Your objective
Quote the listing in full, exactly as given, minus any pictures.

Information provided
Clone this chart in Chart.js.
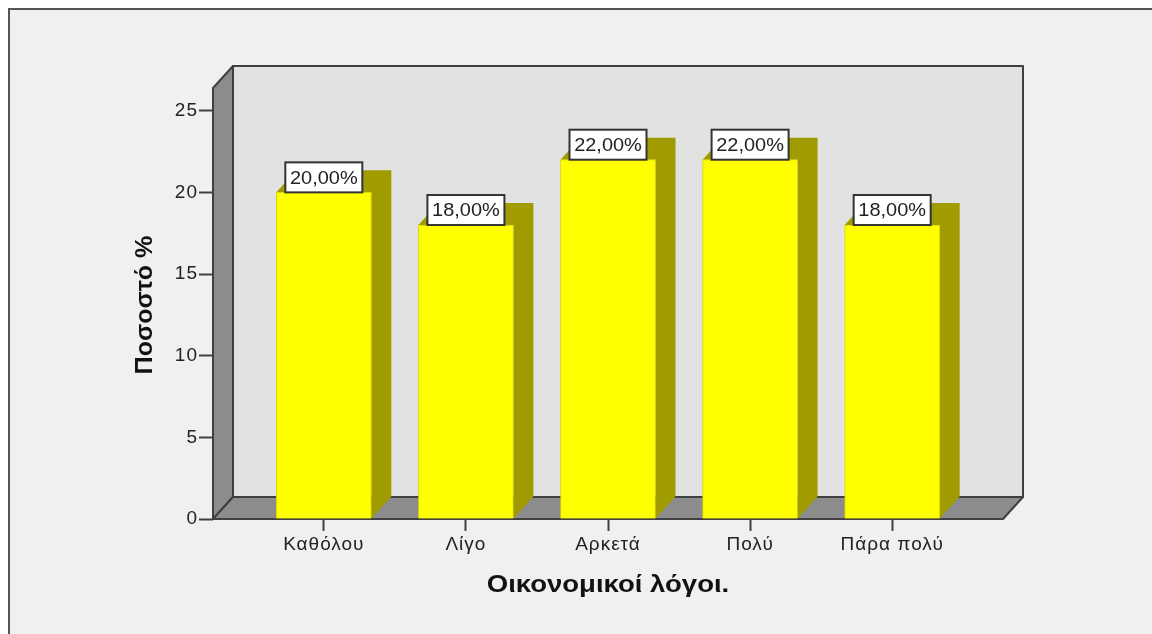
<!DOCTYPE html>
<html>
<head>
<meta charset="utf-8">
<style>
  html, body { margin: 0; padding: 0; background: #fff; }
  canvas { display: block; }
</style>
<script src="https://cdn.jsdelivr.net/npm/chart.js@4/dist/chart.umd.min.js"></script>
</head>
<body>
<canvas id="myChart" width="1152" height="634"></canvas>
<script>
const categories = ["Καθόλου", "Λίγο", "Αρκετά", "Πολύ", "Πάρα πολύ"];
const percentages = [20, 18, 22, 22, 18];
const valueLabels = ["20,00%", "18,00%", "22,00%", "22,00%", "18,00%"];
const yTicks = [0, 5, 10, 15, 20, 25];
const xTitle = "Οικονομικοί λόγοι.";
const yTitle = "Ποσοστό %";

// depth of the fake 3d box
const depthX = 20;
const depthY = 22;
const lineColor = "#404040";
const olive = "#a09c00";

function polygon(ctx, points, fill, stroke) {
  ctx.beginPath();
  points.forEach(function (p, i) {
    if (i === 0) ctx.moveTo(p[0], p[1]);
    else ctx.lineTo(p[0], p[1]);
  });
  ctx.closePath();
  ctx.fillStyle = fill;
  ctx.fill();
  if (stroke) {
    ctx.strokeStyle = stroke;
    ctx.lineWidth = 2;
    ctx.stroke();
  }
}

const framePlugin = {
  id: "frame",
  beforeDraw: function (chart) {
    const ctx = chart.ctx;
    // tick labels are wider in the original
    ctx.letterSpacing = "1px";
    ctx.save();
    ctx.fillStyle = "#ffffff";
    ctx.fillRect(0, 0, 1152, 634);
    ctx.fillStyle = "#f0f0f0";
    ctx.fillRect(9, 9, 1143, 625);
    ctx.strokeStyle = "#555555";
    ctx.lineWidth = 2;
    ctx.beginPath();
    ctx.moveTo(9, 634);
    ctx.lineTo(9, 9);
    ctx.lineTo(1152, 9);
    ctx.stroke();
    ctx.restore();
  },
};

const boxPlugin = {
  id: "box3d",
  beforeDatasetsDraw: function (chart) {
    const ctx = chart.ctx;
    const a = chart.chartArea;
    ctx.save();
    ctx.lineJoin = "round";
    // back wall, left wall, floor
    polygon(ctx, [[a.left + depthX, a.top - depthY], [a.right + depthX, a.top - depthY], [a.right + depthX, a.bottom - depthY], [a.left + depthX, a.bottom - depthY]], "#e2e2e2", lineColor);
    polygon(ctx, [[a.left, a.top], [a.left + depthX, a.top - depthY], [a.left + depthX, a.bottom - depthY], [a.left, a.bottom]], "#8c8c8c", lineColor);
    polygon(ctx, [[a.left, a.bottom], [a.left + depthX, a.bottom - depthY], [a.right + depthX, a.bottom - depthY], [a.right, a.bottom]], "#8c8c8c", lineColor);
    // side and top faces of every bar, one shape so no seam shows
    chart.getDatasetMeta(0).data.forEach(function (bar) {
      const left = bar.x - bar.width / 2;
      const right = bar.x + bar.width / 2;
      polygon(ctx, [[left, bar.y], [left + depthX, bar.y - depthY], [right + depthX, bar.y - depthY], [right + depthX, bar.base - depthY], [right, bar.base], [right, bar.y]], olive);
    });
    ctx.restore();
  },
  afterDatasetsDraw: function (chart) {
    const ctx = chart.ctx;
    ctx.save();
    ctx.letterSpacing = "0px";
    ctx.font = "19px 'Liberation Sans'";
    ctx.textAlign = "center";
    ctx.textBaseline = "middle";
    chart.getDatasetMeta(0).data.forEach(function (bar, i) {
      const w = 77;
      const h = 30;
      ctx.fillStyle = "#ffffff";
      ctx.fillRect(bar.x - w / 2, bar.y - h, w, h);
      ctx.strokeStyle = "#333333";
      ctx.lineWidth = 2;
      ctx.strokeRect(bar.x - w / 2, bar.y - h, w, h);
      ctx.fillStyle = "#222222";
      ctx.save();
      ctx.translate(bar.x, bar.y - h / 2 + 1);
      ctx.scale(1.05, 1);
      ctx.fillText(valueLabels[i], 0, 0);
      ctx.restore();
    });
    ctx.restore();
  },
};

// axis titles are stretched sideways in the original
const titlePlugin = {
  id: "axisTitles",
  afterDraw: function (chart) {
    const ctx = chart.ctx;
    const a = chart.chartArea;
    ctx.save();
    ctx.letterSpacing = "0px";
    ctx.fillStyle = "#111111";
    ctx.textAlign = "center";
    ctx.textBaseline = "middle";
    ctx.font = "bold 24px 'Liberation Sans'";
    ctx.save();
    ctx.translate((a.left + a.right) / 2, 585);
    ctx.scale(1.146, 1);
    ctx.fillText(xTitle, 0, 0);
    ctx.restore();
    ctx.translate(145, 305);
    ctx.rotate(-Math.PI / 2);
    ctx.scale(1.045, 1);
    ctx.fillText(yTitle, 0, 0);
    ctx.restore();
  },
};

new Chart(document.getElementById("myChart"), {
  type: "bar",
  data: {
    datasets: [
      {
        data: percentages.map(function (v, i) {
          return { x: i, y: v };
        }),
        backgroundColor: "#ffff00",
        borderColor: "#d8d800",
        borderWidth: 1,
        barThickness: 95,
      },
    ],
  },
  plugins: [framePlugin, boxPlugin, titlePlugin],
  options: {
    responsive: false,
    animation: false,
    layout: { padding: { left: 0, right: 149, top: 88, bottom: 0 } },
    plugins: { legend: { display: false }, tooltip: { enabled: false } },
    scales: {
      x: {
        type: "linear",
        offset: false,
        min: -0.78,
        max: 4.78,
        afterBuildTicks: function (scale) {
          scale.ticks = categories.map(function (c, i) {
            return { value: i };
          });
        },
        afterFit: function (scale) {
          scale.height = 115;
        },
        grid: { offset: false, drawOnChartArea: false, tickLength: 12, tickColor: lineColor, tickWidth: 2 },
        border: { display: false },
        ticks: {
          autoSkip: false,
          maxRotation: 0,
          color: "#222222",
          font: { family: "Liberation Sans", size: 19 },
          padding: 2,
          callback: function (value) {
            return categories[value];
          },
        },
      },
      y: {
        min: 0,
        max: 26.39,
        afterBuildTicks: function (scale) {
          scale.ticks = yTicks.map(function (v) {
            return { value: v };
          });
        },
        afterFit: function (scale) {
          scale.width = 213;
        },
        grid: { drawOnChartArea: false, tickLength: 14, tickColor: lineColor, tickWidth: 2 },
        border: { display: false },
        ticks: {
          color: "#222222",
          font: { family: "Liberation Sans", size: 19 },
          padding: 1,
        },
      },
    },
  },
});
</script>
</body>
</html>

Complete output
Clone this chart in Chart.js.
<!DOCTYPE html>
<html>
<head>
<meta charset="utf-8">
<style>
  html, body { margin: 0; padding: 0; background: #fff; }
  canvas { display: block; }
</style>
<script src="https://cdn.jsdelivr.net/npm/chart.js@4/dist/chart.umd.min.js"></script>
</head>
<body>
<canvas id="myChart" width="1152" height="634"></canvas>
<script>
const categories = ["Καθόλου", "Λίγο", "Αρκετά", "Πολύ", "Πάρα πολύ"];
const percentages = [20, 18, 22, 22, 18];
const valueLabels = ["20,00%", "18,00%", "22,00%", "22,00%", "18,00%"];
const yTicks = [0, 5, 10, 15, 20, 25];
const xTitle = "Οικονομικοί λόγοι.";
const yTitle = "Ποσοστό %";

// depth of the fake 3d box
const depthX = 20;
const depthY = 22;
const lineColor = "#404040";
const olive = "#a09c00";

function polygon(ctx, points, fill, stroke) {
  ctx.beginPath();
  points.forEach(function (p, i) {
    if (i === 0) ctx.moveTo(p[0], p[1]);
    else ctx.lineTo(p[0], p[1]);
  });
  ctx.closePath();
  ctx.fillStyle = fill;
  ctx.fill();
  if (stroke) {
    ctx.strokeStyle = stroke;
    ctx.lineWidth = 2;
    ctx.stroke();
  }
}

const framePlugin = {
  id: "frame",
  beforeDraw: function (chart) {
    const ctx = chart.ctx;
    // tick labels are wider in the original
    ctx.letterSpacing = "1px";
    ctx.save();
    ctx.fillStyle = "#ffffff";
    ctx.fillRect(0, 0, 1152, 634);
    ctx.fillStyle = "#f0f0f0";
    ctx.fillRect(9, 9, 1143, 625);
    ctx.strokeStyle = "#555555";
    ctx.lineWidth = 2;
    ctx.beginPath();
    ctx.moveTo(9, 634);
    ctx.lineTo(9, 9);
    ctx.lineTo(1152, 9);
    ctx.stroke();
    ctx.restore();
  },
};

const boxPlugin = {
  id: "box3d",
  beforeDatasetsDraw: function (chart) {
    const ctx = chart.ctx;
    const a = chart.chartArea;
    ctx.save();
    ctx.lineJoin = "round";
    // back wall, left wall, floor
    polygon(ctx, [[a.left + depthX, a.top - depthY], [a.right + depthX, a.top - depthY], [a.right + depthX, a.bottom - depthY], [a.left + depthX, a.bottom - depthY]], "#e2e2e2", lineColor);
    polygon(ctx, [[a.left, a.top], [a.left + depthX, a.top - depthY], [a.left + depthX, a.bottom - depthY], [a.left, a.bottom]], "#8c8c8c", lineColor);
    polygon(ctx, [[a.left, a.bottom], [a.left + depthX, a.bottom - depthY], [a.right + depthX, a.bottom - depthY], [a.right, a.bottom]], "#8c8c8c", lineColor);
    // side and top faces of every bar, one shape so no seam shows
    chart.getDatasetMeta(0).data.forEach(function (bar) {
      const left = bar.x - bar.width / 2;
      const right = bar.x + bar.width / 2;
      polygon(ctx, [[left, bar.y], [left + depthX, bar.y - depthY], [right + depthX, bar.y - depthY], [right + depthX, bar.base - depthY], [right, bar.base], [right, bar.y]], olive);
    });
    ctx.restore();
  },
  afterDatasetsDraw: function (chart) {
    const ctx = chart.ctx;
    ctx.save();
    ctx.letterSpacing = "0px";
    ctx.font = "19px 'Liberation Sans'";
    ctx.textAlign = "center";
    ctx.textBaseline = "middle";
    chart.getDatasetMeta(0).data.forEach(function (bar, i) {
      const w = 77;
      const h = 30;
      ctx.fillStyle = "#ffffff";
      ctx.fillRect(bar.x - w / 2, bar.y - h, w, h);
      ctx.strokeStyle = "#333333";
      ctx.lineWidth = 2;
      ctx.strokeRect(bar.x - w / 2, bar.y - h, w, h);
      ctx.fillStyle = "#222222";
      ctx.save();
      ctx.translate(bar.x, bar.y - h / 2 + 1);
      ctx.scale(1.05, 1);
      ctx.fillText(valueLabels[i], 0, 0);
      ctx.restore();
    });
    ctx.restore();
  },
};

// axis titles are stretched sideways in the original
const titlePlugin = {
  id: "axisTitles",
  afterDraw: function (chart) {
    const ctx = chart.ctx;
    const a = chart.chartArea;
    ctx.save();
    ctx.letterSpacing = "0px";
    ctx.fillStyle = "#111111";
    ctx.textAlign = "center";
    ctx.textBaseline = "middle";
    ctx.font = "bold 24px 'Liberation Sans'";
    ctx.save();
    ctx.translate((a.left + a.right) / 2, 585);
    ctx.scale(1.146, 1);
    ctx.fillText(xTitle, 0, 0);
    ctx.restore();
    ctx.translate(145, 305);
    ctx.rotate(-Math.PI / 2);
    ctx.scale(1.045, 1);
    ctx.fillText(yTitle, 0, 0);
    ctx.restore();
  },
};

new Chart(document.getElementById("myChart"), {
  type: "bar",
  data: {
    datasets: [
      {
        data: percentages.map(function (v, i) {
          return { x: i, y: v };
        }),
        backgroundColor: "#ffff00",
        borderColor: "#d8d800",
        borderWidth: 1,
        barThickness: 95,
      },
    ],
  },
  plugins: [framePlugin, boxPlugin, titlePlugin],
  options: {
    responsive: false,
    animation: false,
    layout: { padding: { left: 0, right: 149, top: 88, bottom: 0 } },
    plugins: { legend: { display: false }, tooltip: { enabled: false } },
    scales: {
      x: {
        type: "linear",
        offset: false,
        min: -0.78,
        max: 4.78,
        afterBuildTicks: function (scale) {
          scale.ticks = categories.map(function (c, i) {
            return { value: i };
          });
        },
        afterFit: function (scale) {
          scale.height = 115;
        },
        grid: { offset: false, drawOnChartArea: false, tickLength: 12, tickColor: lineColor, tickWidth: 2 },
        border: { display: false },
        ticks: {
          autoSkip: false,
          maxRotation: 0,
          color: "#222222",
          font: { family: "Liberation Sans", size: 19 },
          padding: 2,
          callback: function (value) {
            return categories[value];
          },
        },
      },
      y: {
        min: 0,
        max: 26.39,
        afterBuildTicks: function (scale) {
          scale.ticks = yTicks.map(function (v) {
            return { value: v };
          });
        },
        afterFit: function (scale) {
          scale.width = 213;
        },
        grid: { drawOnChartArea: false, tickLength: 14, tickColor: lineColor, tickWidth: 2 },
        border: { display: false },
        ticks: {
          color: "#222222",
          font: { family: "Liberation Sans", size: 19 },
          padding: 1,
        },
      },
    },
  },
});
</script>
</body>
</html>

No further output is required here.